千年女優

ブラックパンサーの千年女優のレビュー・感想・評価

ブラックパンサー(2018年製作の映画)
4.5
『シビル・ウォー』での爆破テロにより死亡した父の跡を継ぎ、アフリカの知られざる超文明国家ワカンダの国王となったティ・チャラことブラックパンサー。
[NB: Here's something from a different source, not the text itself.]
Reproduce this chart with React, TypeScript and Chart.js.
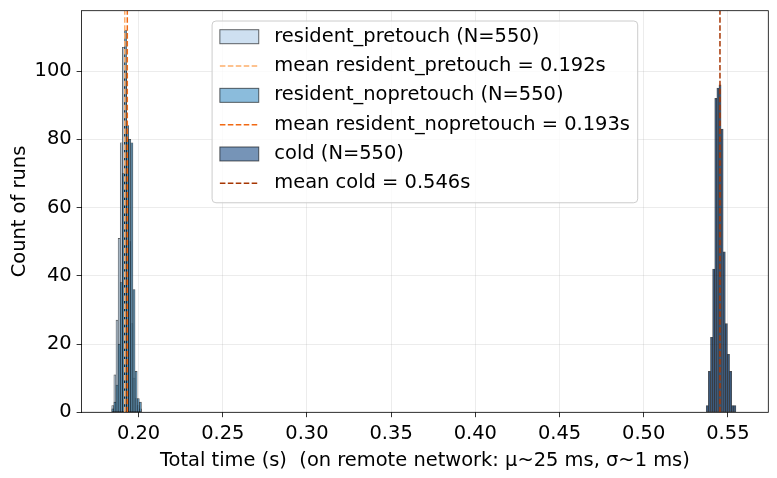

かつて超技術の世界への提供の是非で父と意見が対立した叔父の息子でアメリカ育ちのキルモンガーの復讐に立ち向かいながら、先祖が残した命題に向き合う様を描いたMCU作品です。

『クリード』で名を轟かせた若手黒人監督ライアン・クーグラーが元祖黒人アメコミヒーローを描く作品で、定型化で安定の品質の一方で限界を迎えつつあったヒーロー誕生物語のグレードアップに、原作再現に留まらない今日的な問題へとアクセスする深みをもって成功しアメコミ映画として初のアカデミー作品賞ノミネートを果たしました。
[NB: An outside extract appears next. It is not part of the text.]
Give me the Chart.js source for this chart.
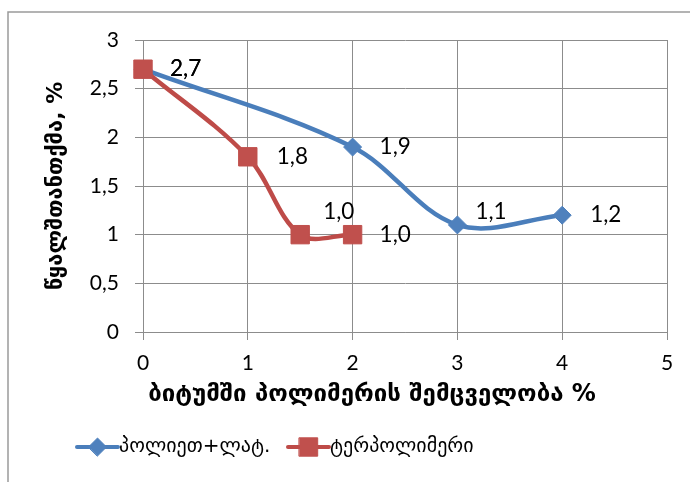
<!DOCTYPE html>
<html>
<head>
<meta charset="utf-8">
<script src="https://cdn.jsdelivr.net/npm/chart.js@4/dist/chart.umd.min.js"></script>
<style>
  html, body { margin: 0; padding: 0; background: #ffffff; }
  #wrap { width: 690px; height: 482px; }
</style>
</head>
<body>
<div id="wrap"><canvas id="c" width="690" height="482"></canvas></div>
<script>
// Polymer content in bitumen (%) vs water absorption (%)
const blueX = [0, 2, 3, 4];
const blueY = [2.7, 1.9, 1.1, 1.2];
const redX = [0, 1, 1.5, 2];
const redY = [2.7, 1.8, 1.0, 1.0];
const seriesNames = ['პოლიეთ+ლატ.', 'ტერპოლიმერი'];
const xTitle = 'ბიტუმში პოლიმერის შემცველობა %';
const yTitle = 'წყალშთანთქმა, %';
const xTickValues = [0, 1, 2, 3, 4, 5];
const yTickValues = [0, 0.5, 1, 1.5, 2, 2.5, 3];

const BLUE_LINE = '#4a7ebb', BLUE_MARK = '#4f81bd';
const RED_LINE = '#be4b48', RED_MARK = '#c0504d';
const GRID = '#8c8c8c';
const NUM_FONT = 'Lato, "DejaVu Sans", sans-serif';
const GEO_FONT = '"DejaVu Sans", sans-serif';

const fmt = v => String(v).replace('.', ',');
const fmt1 = v => v.toFixed(1).replace('.', ',');
const toPoints = (xs, ys) => xs.map((x, i) => ({ x: x, y: ys[i] }));

// outer frame of the chart object
const framePlugin = {
  id: 'frame',
  beforeDraw(chart) {
    const ctx = chart.ctx;
    ctx.save();
    ctx.strokeStyle = '#9a9a9a';
    ctx.lineWidth = 1.5;
    ctx.beginPath();
    ctx.moveTo(8, 482);
    ctx.lineTo(8, 12);
    ctx.lineTo(690, 12);
    ctx.stroke();
    ctx.restore();
  }
};

// value labels next to each marker
const valueLabels = {
  id: 'valueLabels',
  afterDatasetsDraw(chart, args, opts) {
    const ctx = chart.ctx;
    ctx.save();
    ctx.font = '22.5px ' + NUM_FONT;
    ctx.fillStyle = '#000';
    ctx.textAlign = 'left';
    ctx.textBaseline = 'middle';
    chart.data.datasets.forEach((ds, di) => {
      const meta = chart.getDatasetMeta(di);
      const shifts = opts.shifts[di];
      meta.data.forEach((el, i) => {
        const s = shifts[i];
        ctx.fillText(fmt1(ds.data[i].y), el.x + s[0], el.y + s[1]);
      });
    });
    ctx.restore();
  }
};

// x-axis caption and legend row beneath the plot
const captions = {
  id: 'captions',
  afterDraw(chart) {
    const ctx = chart.ctx;
    ctx.save();
    ctx.fillStyle = '#000';
    ctx.textBaseline = 'middle';
    ctx.textAlign = 'center';
    ctx.font = 'bold 24px ' + GEO_FONT;
    ctx.fillText(xTitle, 372, 395);

    const items = [
      { x: 77, line: BLUE_LINE, mark: BLUE_MARK, style: 'rectRot', r: 9 },
      { x: 288, line: RED_LINE, mark: RED_MARK, style: 'rect', r: 13 }
    ];
    const y = 447;
    ctx.font = '20px ' + GEO_FONT;
    ctx.textAlign = 'left';
    items.forEach((it, i) => {
      ctx.strokeStyle = it.line;
      ctx.lineWidth = 4;
      ctx.lineCap = 'round';
      ctx.beginPath();
      ctx.moveTo(it.x, y);
      ctx.lineTo(it.x + 41, y);
      ctx.stroke();
      ctx.fillStyle = it.mark;
      ctx.strokeStyle = it.mark;
      ctx.lineWidth = 1;
      Chart.helpers.drawPoint(ctx, { pointStyle: it.style, radius: it.r, rotation: 0, borderWidth: 1 }, it.x + 20.5, y);
      ctx.fillStyle = '#000';
      ctx.fillText(seriesNames[i], it.x + 42, y);
    });
    ctx.restore();
  }
};

new Chart(document.getElementById('c'), {
  type: 'line',
  data: {
    datasets: [
      {
        label: seriesNames[0],
        data: toPoints(blueX, blueY),
        borderColor: BLUE_LINE,
        backgroundColor: BLUE_MARK,
        borderWidth: 4.5,
        tension: 0.35,
        pointStyle: 'rectRot',
        pointRadius: 9,
        pointHoverRadius: 9,
        pointBackgroundColor: BLUE_MARK,
        pointBorderColor: BLUE_MARK,
        pointBorderWidth: 1,
        clip: false,
        order: 1
      },
      {
        label: seriesNames[1],
        data: toPoints(redX, redY),
        borderColor: RED_LINE,
        backgroundColor: RED_MARK,
        borderWidth: 4.5,
        tension: 0.35,
        pointStyle: 'rect',
        pointRadius: 13,
        pointHoverRadius: 13,
        pointBackgroundColor: RED_MARK,
        pointBorderColor: RED_MARK,
        pointBorderWidth: 1,
        clip: false,
        order: 0
      }
    ]
  },
  options: {
    responsive: false,
    animation: false,
    devicePixelRatio: 1,
    layout: { padding: { left: 0, right: 23, top: 40, bottom: 0 } },
    plugins: {
      legend: { display: false },
      tooltip: { enabled: false },
      valueLabels: {
        shifts: [
          [[27, 0], [27, 0], [18, -13], [28, 0]],
          [[27, 0], [29, 0], [23, -23], [27, 0]]
        ]
      }
    },
    scales: {
      x: {
        type: 'linear',
        min: 0,
        max: 5,
        afterBuildTicks: s => { s.ticks = xTickValues.map(v => ({ value: v })); },
        ticks: {
          callback: v => fmt(v),
          font: { family: NUM_FONT, size: 21 },
          color: '#000',
          padding: 11,
          maxRotation: 0
        },
        grid: { color: GRID, lineWidth: 1, tickLength: 8, tickColor: GRID },
        border: { color: GRID, width: 1 },
        afterFit: s => { s.height = 150; }
      },
      y: {
        type: 'linear',
        min: 0,
        max: 3,
        afterBuildTicks: s => { s.ticks = yTickValues.map(v => ({ value: v })); },
        ticks: {
          callback: v => fmt(v),
          font: { family: NUM_FONT, size: 21 },
          color: '#000',
          padding: 16
        },
        grid: { color: GRID, lineWidth: 1, tickLength: 8, tickColor: GRID },
        border: { color: GRID, width: 1 },
        title: {
          display: true,
          text: yTitle,
          color: '#000',
          font: { family: GEO_FONT, size: 22, weight: 'bold' },
          padding: { top: 43, bottom: 0 }
        },
        afterFit: s => { s.width = 143; }
      }
    }
  },
  plugins: [framePlugin, valueLabels, captions]
});
</script>
</body>
</html>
ブラックパンサーとキルモンガーというヒーローとヴィランの関係を「アフリカ育ちとアメリカ育ちの黒人」の対比へなぞらえる構図に先人が延引しいよいよ臨界点を迎えた問題へと立ち向かう展開をエンタメとして成立させる出来は圧巻。作中では偉大なる国王が、スクリーン外では新時代の英雄伝の在り方が、威風堂々と誕生する一作です。